Capture of Marrakesh (1147)
| Date | 1147 |
| Location | Marrakesh, Morocco |
| Result | Almohad victory |

Belligerents
- Almohad Caliphate: Almoravid dynasty

Commanders and leaders
- Abd al-Mu'min: Ishaq ibn Ali †

Strength
- 40,000: 100,000

Casualties and losses
- Unknown: Heavy losses, 120,000 killed

= Almohad conquest of Marrakesh (1147) =

The Almohad Conquest of Marrakesh occurred in 1147 when the Almohad movement seized control of the Almoravid capital, Marrakesh. Almoravid Emir Ishaq ibn Ali's troops managed to maintain their hold on the city until Abd al-Mu'min led Almohad forces successfully penetrated the city's defenses after an extended siege. Before this event, the Almohads had already gained control over a significant portion of Almoravid territories in North Africa and al-Andalus.

== Background ==
The Almohad movement, initiated by Ibn Tumart, sought to overthrow the ruling Almoravid dynasty.

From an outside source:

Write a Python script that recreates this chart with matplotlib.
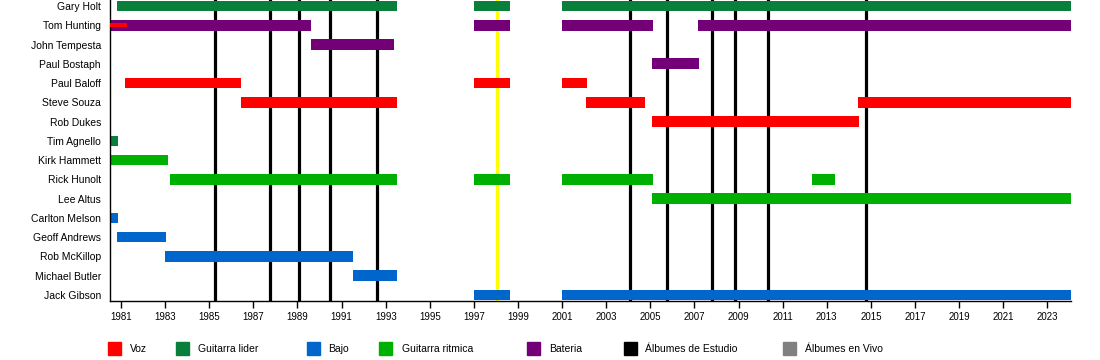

In 1130 the Almohads were defeated in an attempt to conquer Marrakesh from the Almoravids in the Battle of al-Buhayra. Ibn Tumart died in this battle and was succeeded by Abd al-Mu’min, who was to capture Marrakesh in 1147.

==Campaign==
Abd al-Mu’min left Sūs in 1141 and began a long campaign working his way around the mountains conquering the High Atlas, Middle Atlas, and the Rif. He reached his native land of Tlemcen in 1142/1143 where he recruited members of his tribe, the Kumiya, and other associated groups who were then incorporated into the Almohad army. The next year in 1144 he defeated an Almoravid army allied with a Christian Militia. In 1145 he defeated the Almoravids, captured Oran and Tetouan, and killed the Almoravid king Tashfin ibn Ali. He later conquered Fez after a nine-month siege.

===Capture of Marrakesh===
In 1146-1147 Abd al-Mu’min completed the conquest of Morocco when he conquered Marrakesh after an eleven-month siege. Abd al-Mu’min executed the last Almoravid ruler and proceeded to massacre the Lamtuna Berbers. He made Marrakesh the capital of the Almohads. A Jew from Sijilmasa named Solomon reported that during Abd al-Mu’mins conquest of Fez 100,000 Muslims and Jews were killed and in Marrakesh 120,000, and although this is not to be taken literally, it corresponds with Arabic sources that mention how the male population was put to the sword while the female population was sold into slavery.

In the same year of the capture of Marrakesh, Abd al-Mu’min invaded Al-Andalus and between 1147/1148 gained possession of the southwestern quadrant of the Iberian peninsula.